Instructions for the task -
Copy everything in the listing below word for word, apart from any images.

Material -

>>>>

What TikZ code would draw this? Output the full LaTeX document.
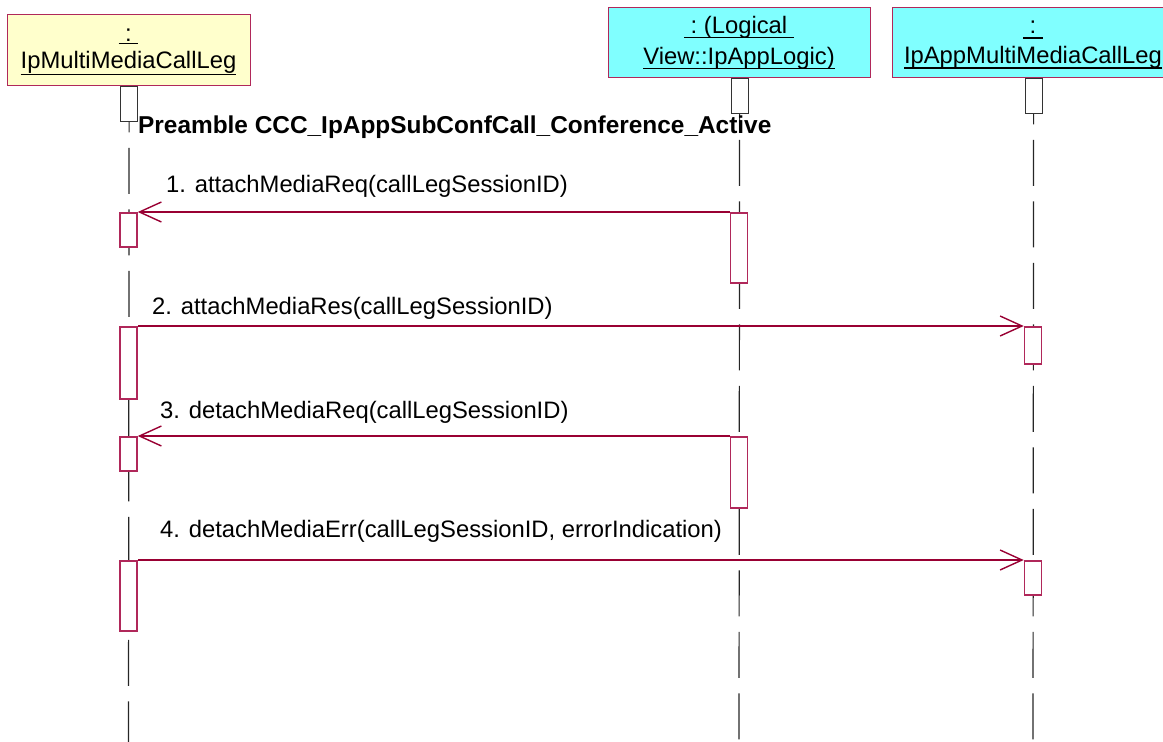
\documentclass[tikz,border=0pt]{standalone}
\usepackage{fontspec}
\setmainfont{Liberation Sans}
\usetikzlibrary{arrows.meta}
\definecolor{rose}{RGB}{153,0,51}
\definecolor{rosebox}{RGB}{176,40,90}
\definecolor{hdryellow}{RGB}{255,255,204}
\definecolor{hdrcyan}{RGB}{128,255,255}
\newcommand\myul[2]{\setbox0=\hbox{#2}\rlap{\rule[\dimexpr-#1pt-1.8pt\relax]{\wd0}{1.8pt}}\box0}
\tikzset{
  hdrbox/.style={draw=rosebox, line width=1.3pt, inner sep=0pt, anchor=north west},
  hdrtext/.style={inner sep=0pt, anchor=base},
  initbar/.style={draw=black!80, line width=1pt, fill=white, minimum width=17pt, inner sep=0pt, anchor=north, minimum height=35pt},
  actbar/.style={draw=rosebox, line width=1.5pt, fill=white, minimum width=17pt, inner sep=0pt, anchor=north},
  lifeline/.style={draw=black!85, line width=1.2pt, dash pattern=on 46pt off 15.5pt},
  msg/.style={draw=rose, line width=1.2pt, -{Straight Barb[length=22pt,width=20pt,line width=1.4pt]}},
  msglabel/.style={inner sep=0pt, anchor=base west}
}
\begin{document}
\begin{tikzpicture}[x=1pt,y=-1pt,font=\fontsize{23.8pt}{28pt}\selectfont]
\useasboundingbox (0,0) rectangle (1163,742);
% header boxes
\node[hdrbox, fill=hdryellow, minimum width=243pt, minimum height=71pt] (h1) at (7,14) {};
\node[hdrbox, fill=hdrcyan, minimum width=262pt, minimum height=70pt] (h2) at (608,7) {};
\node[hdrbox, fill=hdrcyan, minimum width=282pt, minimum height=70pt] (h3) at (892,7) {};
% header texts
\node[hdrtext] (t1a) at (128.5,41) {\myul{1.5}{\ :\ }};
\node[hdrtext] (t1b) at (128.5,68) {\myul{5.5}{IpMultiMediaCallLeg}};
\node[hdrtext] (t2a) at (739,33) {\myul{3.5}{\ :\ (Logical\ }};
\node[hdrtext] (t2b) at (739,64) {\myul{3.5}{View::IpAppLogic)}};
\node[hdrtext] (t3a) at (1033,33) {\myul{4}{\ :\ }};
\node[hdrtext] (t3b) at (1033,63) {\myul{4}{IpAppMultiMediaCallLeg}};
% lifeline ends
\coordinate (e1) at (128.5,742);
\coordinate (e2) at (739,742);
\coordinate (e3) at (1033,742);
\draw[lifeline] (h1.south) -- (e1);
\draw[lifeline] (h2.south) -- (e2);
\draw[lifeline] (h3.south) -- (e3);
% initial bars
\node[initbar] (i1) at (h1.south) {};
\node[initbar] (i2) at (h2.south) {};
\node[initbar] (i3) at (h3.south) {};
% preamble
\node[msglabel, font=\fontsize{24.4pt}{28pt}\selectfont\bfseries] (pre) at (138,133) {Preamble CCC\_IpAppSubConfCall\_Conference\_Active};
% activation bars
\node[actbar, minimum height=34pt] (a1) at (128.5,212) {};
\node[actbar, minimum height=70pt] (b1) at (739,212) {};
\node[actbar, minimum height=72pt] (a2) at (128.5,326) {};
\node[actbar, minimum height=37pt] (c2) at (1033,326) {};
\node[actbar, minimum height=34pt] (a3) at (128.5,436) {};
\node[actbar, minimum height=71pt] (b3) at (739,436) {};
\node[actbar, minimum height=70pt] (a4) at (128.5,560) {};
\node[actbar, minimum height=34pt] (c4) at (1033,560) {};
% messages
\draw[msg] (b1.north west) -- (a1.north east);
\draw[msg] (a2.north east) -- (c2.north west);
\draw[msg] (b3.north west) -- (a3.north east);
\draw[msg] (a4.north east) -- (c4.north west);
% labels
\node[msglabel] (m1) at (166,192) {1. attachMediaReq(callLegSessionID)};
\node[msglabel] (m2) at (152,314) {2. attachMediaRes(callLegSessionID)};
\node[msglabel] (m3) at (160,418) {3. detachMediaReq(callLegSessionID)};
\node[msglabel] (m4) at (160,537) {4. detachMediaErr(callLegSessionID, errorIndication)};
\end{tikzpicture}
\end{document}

<<<<

Task solution -
What TikZ code would draw this? Output the full LaTeX document.
\documentclass[tikz,border=0pt]{standalone}
\usepackage{fontspec}
\setmainfont{Liberation Sans}
\usetikzlibrary{arrows.meta}
\definecolor{rose}{RGB}{153,0,51}
\definecolor{rosebox}{RGB}{176,40,90}
\definecolor{hdryellow}{RGB}{255,255,204}
\definecolor{hdrcyan}{RGB}{128,255,255}
\newcommand\myul[2]{\setbox0=\hbox{#2}\rlap{\rule[\dimexpr-#1pt-1.8pt\relax]{\wd0}{1.8pt}}\box0}
\tikzset{
  hdrbox/.style={draw=rosebox, line width=1.3pt, inner sep=0pt, anchor=north west},
  hdrtext/.style={inner sep=0pt, anchor=base},
  initbar/.style={draw=black!80, line width=1pt, fill=white, minimum width=17pt, inner sep=0pt, anchor=north, minimum height=35pt},
  actbar/.style={draw=rosebox, line width=1.5pt, fill=white, minimum width=17pt, inner sep=0pt, anchor=north},
  lifeline/.style={draw=black!85, line width=1.2pt, dash pattern=on 46pt off 15.5pt},
  msg/.style={draw=rose, line width=1.2pt, -{Straight Barb[length=22pt,width=20pt,line width=1.4pt]}},
  msglabel/.style={inner sep=0pt, anchor=base west}
}
\begin{document}
\begin{tikzpicture}[x=1pt,y=-1pt,font=\fontsize{23.8pt}{28pt}\selectfont]
\useasboundingbox (0,0) rectangle (1163,742);
% header boxes
\node[hdrbox, fill=hdryellow, minimum width=243pt, minimum height=71pt] (h1) at (7,14) {};
\node[hdrbox, fill=hdrcyan, minimum width=262pt, minimum height=70pt] (h2) at (608,7) {};
\node[hdrbox, fill=hdrcyan, minimum width=282pt, minimum height=70pt] (h3) at (892,7) {};
% header texts
\node[hdrtext] (t1a) at (128.5,41) {\myul{1.5}{\ :\ }};
\node[hdrtext] (t1b) at (128.5,68) {\myul{5.5}{IpMultiMediaCallLeg}};
\node[hdrtext] (t2a) at (739,33) {\myul{3.5}{\ :\ (Logical\ }};
\node[hdrtext] (t2b) at (739,64) {\myul{3.5}{View::IpAppLogic)}};
\node[hdrtext] (t3a) at (1033,33) {\myul{4}{\ :\ }};
\node[hdrtext] (t3b) at (1033,63) {\myul{4}{IpAppMultiMediaCallLeg}};
% lifeline ends
\coordinate (e1) at (128.5,742);
\coordinate (e2) at (739,742);
\coordinate (e3) at (1033,742);
\draw[lifeline] (h1.south) -- (e1);
\draw[lifeline] (h2.south) -- (e2);
\draw[lifeline] (h3.south) -- (e3);
% initial bars
\node[initbar] (i1) at (h1.south) {};
\node[initbar] (i2) at (h2.south) {};
\node[initbar] (i3) at (h3.south) {};
% preamble
\node[msglabel, font=\fontsize{24.4pt}{28pt}\selectfont\bfseries] (pre) at (138,133) {Preamble CCC\_IpAppSubConfCall\_Conference\_Active};
% activation bars
\node[actbar, minimum height=34pt] (a1) at (128.5,212) {};
\node[actbar, minimum height=70pt] (b1) at (739,212) {};
\node[actbar, minimum height=72pt] (a2) at (128.5,326) {};
\node[actbar, minimum height=37pt] (c2) at (1033,326) {};
\node[actbar, minimum height=34pt] (a3) at (128.5,436) {};
\node[actbar, minimum height=71pt] (b3) at (739,436) {};
\node[actbar, minimum height=70pt] (a4) at (128.5,560) {};
\node[actbar, minimum height=34pt] (c4) at (1033,560) {};
% messages
\draw[msg] (b1.north west) -- (a1.north east);
\draw[msg] (a2.north east) -- (c2.north west);
\draw[msg] (b3.north west) -- (a3.north east);
\draw[msg] (a4.north east) -- (c4.north west);
% labels
\node[msglabel] (m1) at (166,192) {1. attachMediaReq(callLegSessionID)};
\node[msglabel] (m2) at (152,314) {2. attachMediaRes(callLegSessionID)};
\node[msglabel] (m3) at (160,418) {3. detachMediaReq(callLegSessionID)};
\node[msglabel] (m4) at (160,537) {4. detachMediaErr(callLegSessionID, errorIndication)};
\end{tikzpicture}
\end{document}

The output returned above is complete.